- Required work: Give the material once more, word for word, without any images.

——————————

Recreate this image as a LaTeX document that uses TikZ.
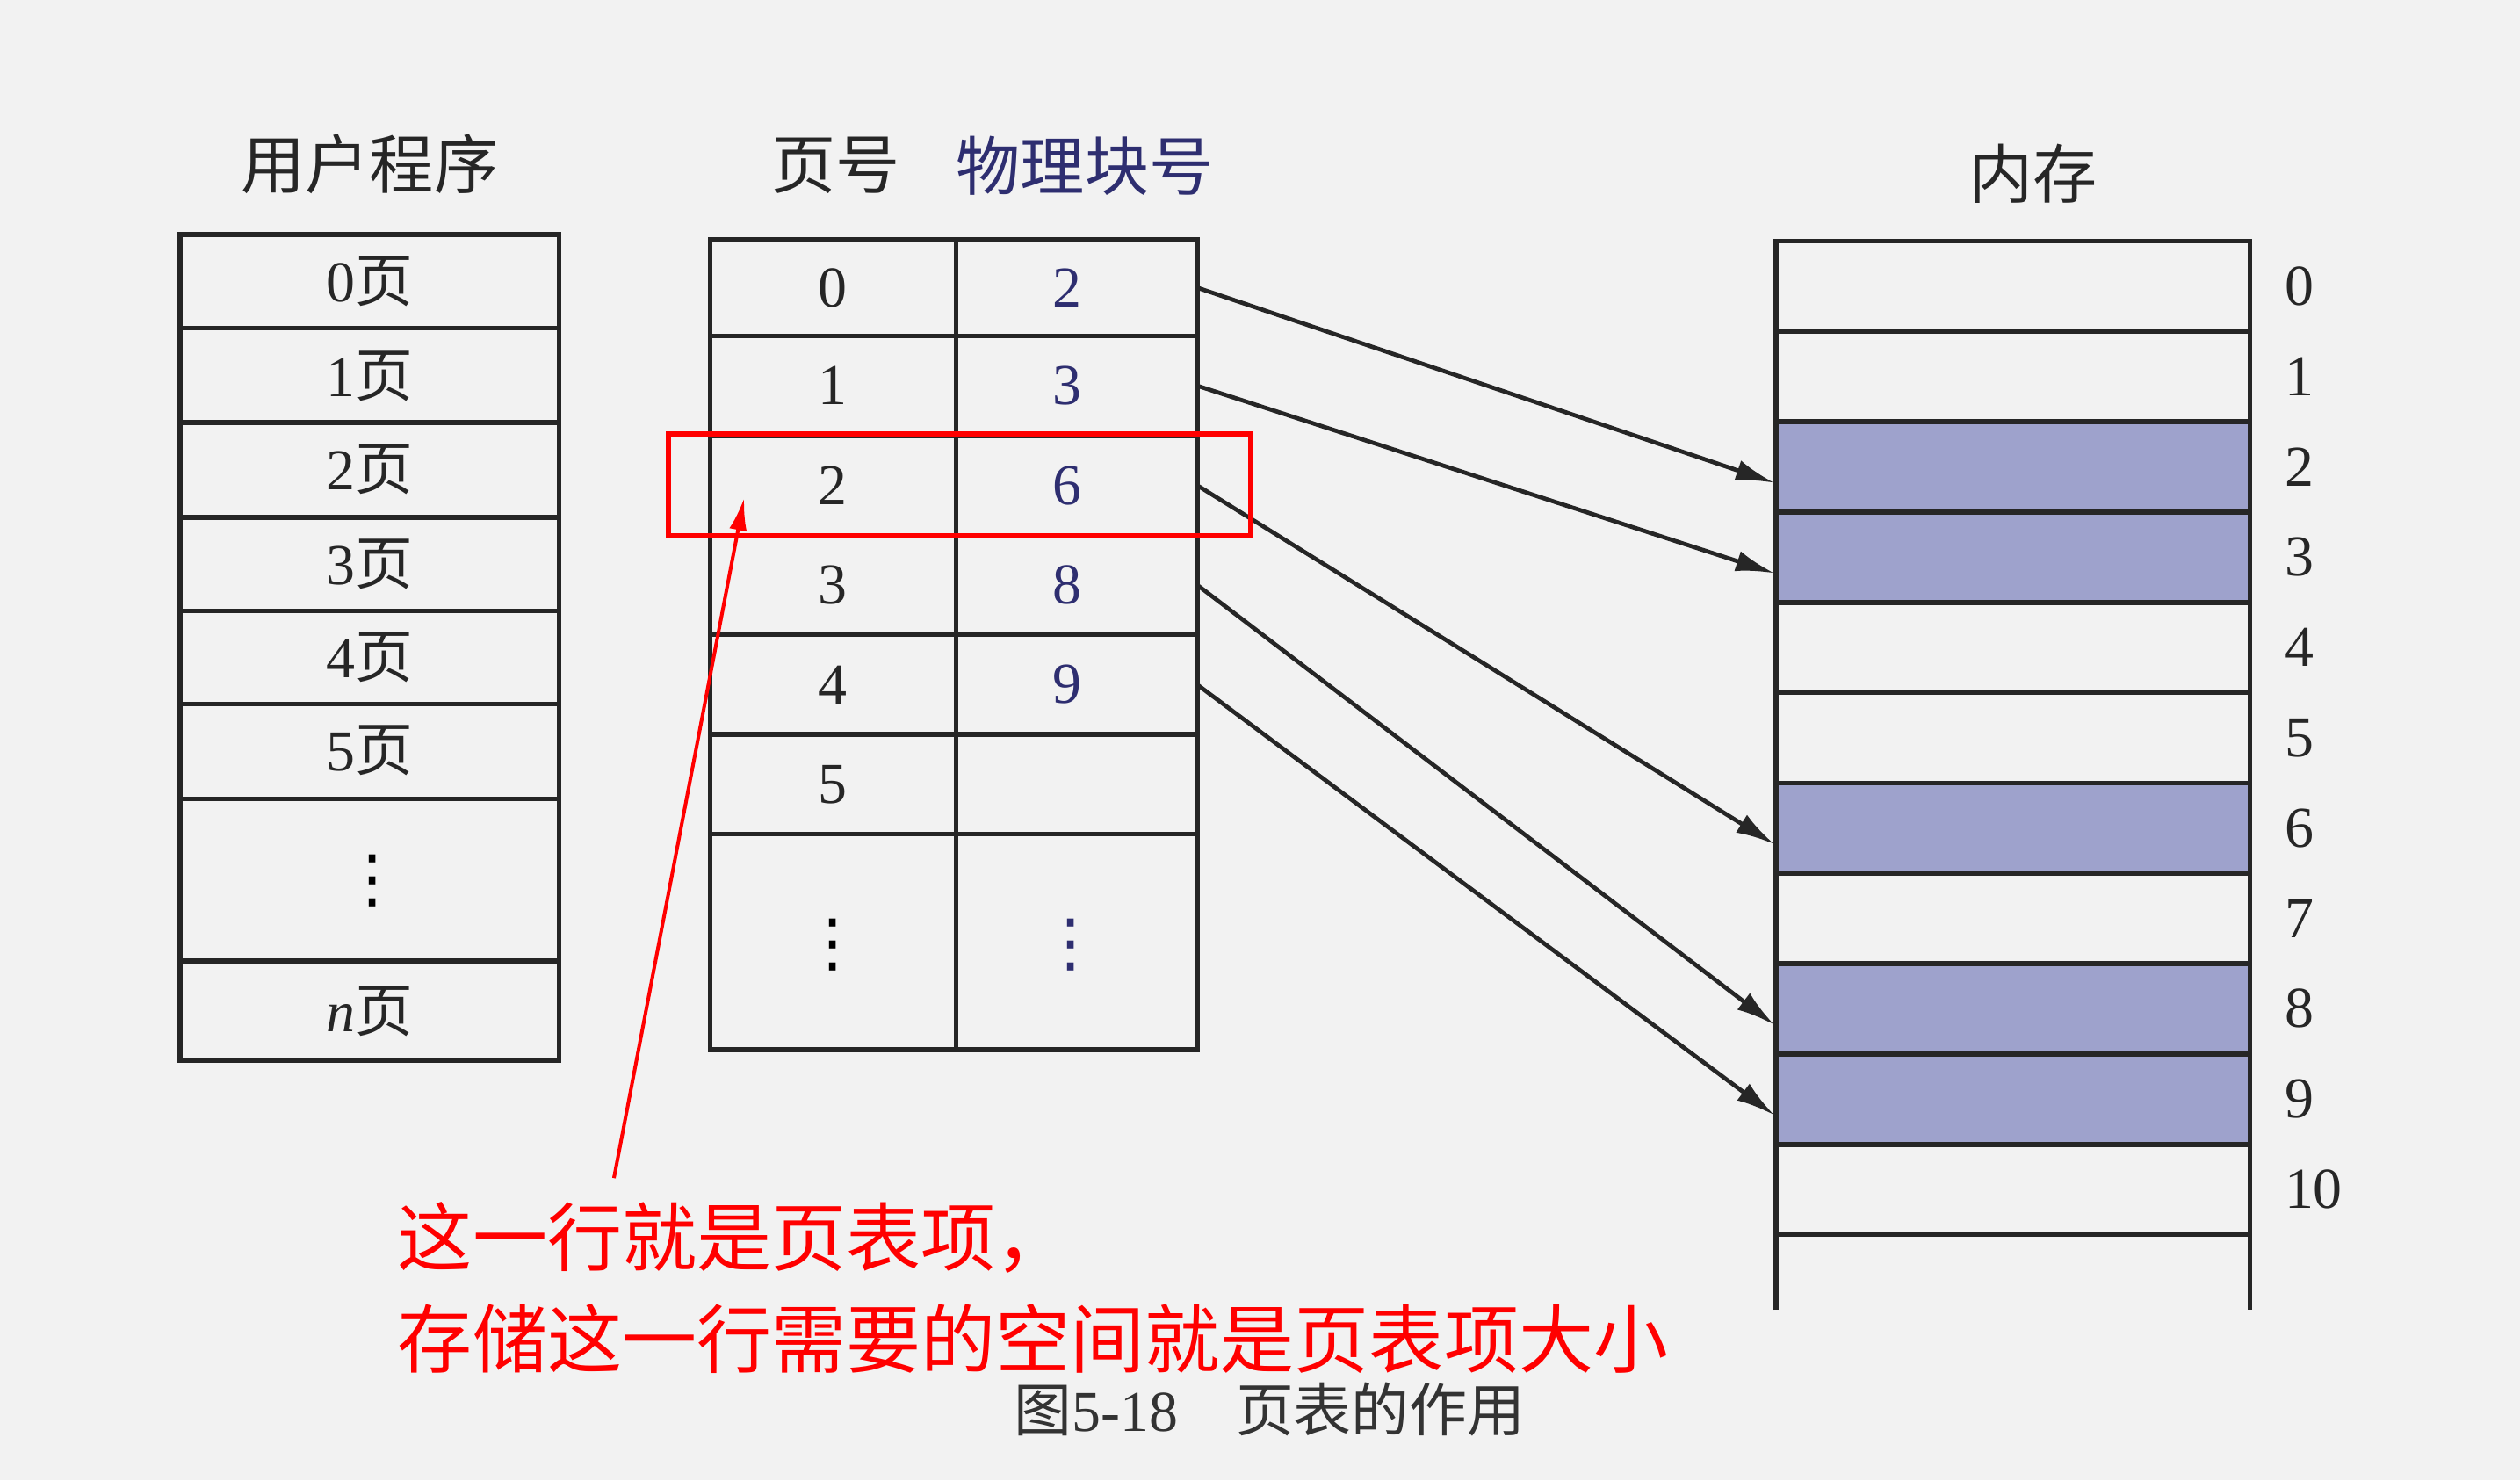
\documentclass[tikz,border=0pt]{standalone}
\usepackage{fontspec}
\setmainfont{Liberation Serif}
\newfontfamily\cjk{Noto Sans CJK SC}
\newfontfamily\djv{DejaVu Sans}
\usetikzlibrary{arrows.meta}
\definecolor{memfill}{HTML}{9EA2CC}
\definecolor{dblue}{HTML}{2E2E70}
\begin{document}
\begin{tikzpicture}[x=1pt,y=-1pt,
  cell/.style={draw=black!85,line width=3pt},
  lbl/.style={font=\fontsize{36}{38}\selectfont,text=black!85},
  blu/.style={font=\fontsize{36}{38}\selectfont,text=dblue},
  vd/.style={font=\djv\fontsize{40}{42}\selectfont},
  hd/.style={font=\cjk\fontsize{40}{44}\selectfont,text=black!85},
  arr/.style={draw=black!85,line width=2.6pt,-{Latex[length=24pt,width=13pt]}}]
\fill[black!5] (0,0) rectangle (1568,921);
\useasboundingbox (0,0) rectangle (1568,921);
% user program
\node[hd] (h1) at (230,102) {用户程序};
\foreach \a/\b in {146/204,204/263,263/322,322/380,380/438,438/497,497/598,598/660}
  \draw[cell] (112,\a) rectangle (348,\b);
\foreach \t/\y [count=\i] in {0/175,1/234,2/292,3/351,4/409,5/467}
  \node[lbl] (u\i) at (230,\y) {\t{\cjk 页}};
\node[vd] (udots) at (232,548) {⋮};
\node[lbl] (un) at (230,629) {\textit{n}{\cjk 页}};
% page table
\node[hd] (h2) at (520,103) {页号};
\node[hd,text=dblue] (h3) at (675,103) {物理块号};
\foreach \a/\b in {149/209,209/271,271/333,333/395,395/457,457/519,519/653}{
  \draw[cell] (442,\a) rectangle (595,\b);
  \draw[cell] (595,\a) rectangle (745,\b);}
\foreach \t/\y [count=\i] in {0/179,1/240,2/302,3/364,4/426,5/488}
  \node[lbl] (p\i) at (518,\y) {\t};
\node[vd] (pd) at (518,588) {⋮};
\foreach \t/\y [count=\i] in {2/179,3/240,6/302,8/364,9/426}
  \coordinate (f\i) at (745,\y);
\foreach \t/\y [count=\i] in {2/179,3/240,6/302,8/364,9/426}
  \node[blu] (b\i) at (664,\y) {\t};
\node[vd,text=dblue] (bd) at (666,588) {⋮};
% memory
\node[hd] (h4) at (1265,108) {内存};
\foreach \k in {2,3,6,8,9}
  \fill[memfill] (1105,{150+\k*56.2}) rectangle (1400,{150+(\k+1)*56.2});
\draw[cell] (1105,815) -- (1105,150) -- (1400,150) -- (1400,815);
\foreach \k in {1,...,11}
  \draw[cell] (1105,{150+\k*56.2}) -- (1400,{150+\k*56.2});
\foreach \k in {0,...,10}
  \node[lbl,anchor=west] (m\k) at (1418,{178+\k*56.2}) {\k};
\foreach \k/\i in {2/1,3/2,6/3,8/4,9/5}
  \coordinate (t\i) at (1104,{178+\k*56.2+10});
\foreach \i in {1,...,5} \draw[arr] (f\i) -- (t\i);
% red annotation
\draw[red,line width=3pt] (416,270) rectangle (778,333);
\node[font=\cjk\fontsize{46.5}{52}\selectfont,text=red,anchor=west] (r1) at (244,770) {这一行就是页表项，};
\node[font=\cjk\fontsize{46.5}{52}\selectfont,text=red,anchor=west] (r2) at (244,833) {存储这一行需要的空间就是页表项大小};
\coordinate (rs) at (382,733);
\coordinate (re) at (463,310);
\draw[red,line width=2.2pt,-{Latex[length=20pt,width=11pt]}] (rs) -- (re);
\node[font=\fontsize{36}{38}\selectfont,text=black!80] (cap) at (790,877) {{\cjk 图}5-18\quad{\cjk 页表的作用}};
\end{tikzpicture}
\end{document}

——————————

- Completed task:
Recreate this image as a LaTeX document that uses TikZ.
\documentclass[tikz,border=0pt]{standalone}
\usepackage{fontspec}
\setmainfont{Liberation Serif}
\newfontfamily\cjk{Noto Sans CJK SC}
\newfontfamily\djv{DejaVu Sans}
\usetikzlibrary{arrows.meta}
\definecolor{memfill}{HTML}{9EA2CC}
\definecolor{dblue}{HTML}{2E2E70}
\begin{document}
\begin{tikzpicture}[x=1pt,y=-1pt,
  cell/.style={draw=black!85,line width=3pt},
  lbl/.style={font=\fontsize{36}{38}\selectfont,text=black!85},
  blu/.style={font=\fontsize{36}{38}\selectfont,text=dblue},
  vd/.style={font=\djv\fontsize{40}{42}\selectfont},
  hd/.style={font=\cjk\fontsize{40}{44}\selectfont,text=black!85},
  arr/.style={draw=black!85,line width=2.6pt,-{Latex[length=24pt,width=13pt]}}]
\fill[black!5] (0,0) rectangle (1568,921);
\useasboundingbox (0,0) rectangle (1568,921);
% user program
\node[hd] (h1) at (230,102) {用户程序};
\foreach \a/\b in {146/204,204/263,263/322,322/380,380/438,438/497,497/598,598/660}
  \draw[cell] (112,\a) rectangle (348,\b);
\foreach \t/\y [count=\i] in {0/175,1/234,2/292,3/351,4/409,5/467}
  \node[lbl] (u\i) at (230,\y) {\t{\cjk 页}};
\node[vd] (udots) at (232,548) {⋮};
\node[lbl] (un) at (230,629) {\textit{n}{\cjk 页}};
% page table
\node[hd] (h2) at (520,103) {页号};
\node[hd,text=dblue] (h3) at (675,103) {物理块号};
\foreach \a/\b in {149/209,209/271,271/333,333/395,395/457,457/519,519/653}{
  \draw[cell] (442,\a) rectangle (595,\b);
  \draw[cell] (595,\a) rectangle (745,\b);}
\foreach \t/\y [count=\i] in {0/179,1/240,2/302,3/364,4/426,5/488}
  \node[lbl] (p\i) at (518,\y) {\t};
\node[vd] (pd) at (518,588) {⋮};
\foreach \t/\y [count=\i] in {2/179,3/240,6/302,8/364,9/426}
  \coordinate (f\i) at (745,\y);
\foreach \t/\y [count=\i] in {2/179,3/240,6/302,8/364,9/426}
  \node[blu] (b\i) at (664,\y) {\t};
\node[vd,text=dblue] (bd) at (666,588) {⋮};
% memory
\node[hd] (h4) at (1265,108) {内存};
\foreach \k in {2,3,6,8,9}
  \fill[memfill] (1105,{150+\k*56.2}) rectangle (1400,{150+(\k+1)*56.2});
\draw[cell] (1105,815) -- (1105,150) -- (1400,150) -- (1400,815);
\foreach \k in {1,...,11}
  \draw[cell] (1105,{150+\k*56.2}) -- (1400,{150+\k*56.2});
\foreach \k in {0,...,10}
  \node[lbl,anchor=west] (m\k) at (1418,{178+\k*56.2}) {\k};
\foreach \k/\i in {2/1,3/2,6/3,8/4,9/5}
  \coordinate (t\i) at (1104,{178+\k*56.2+10});
\foreach \i in {1,...,5} \draw[arr] (f\i) -- (t\i);
% red annotation
\draw[red,line width=3pt] (416,270) rectangle (778,333);
\node[font=\cjk\fontsize{46.5}{52}\selectfont,text=red,anchor=west] (r1) at (244,770) {这一行就是页表项，};
\node[font=\cjk\fontsize{46.5}{52}\selectfont,text=red,anchor=west] (r2) at (244,833) {存储这一行需要的空间就是页表项大小};
\coordinate (rs) at (382,733);
\coordinate (re) at (463,310);
\draw[red,line width=2.2pt,-{Latex[length=20pt,width=11pt]}] (rs) -- (re);
\node[font=\fontsize{36}{38}\selectfont,text=black!80] (cap) at (790,877) {{\cjk 图}5-18\quad{\cjk 页表的作用}};
\end{tikzpicture}
\end{document}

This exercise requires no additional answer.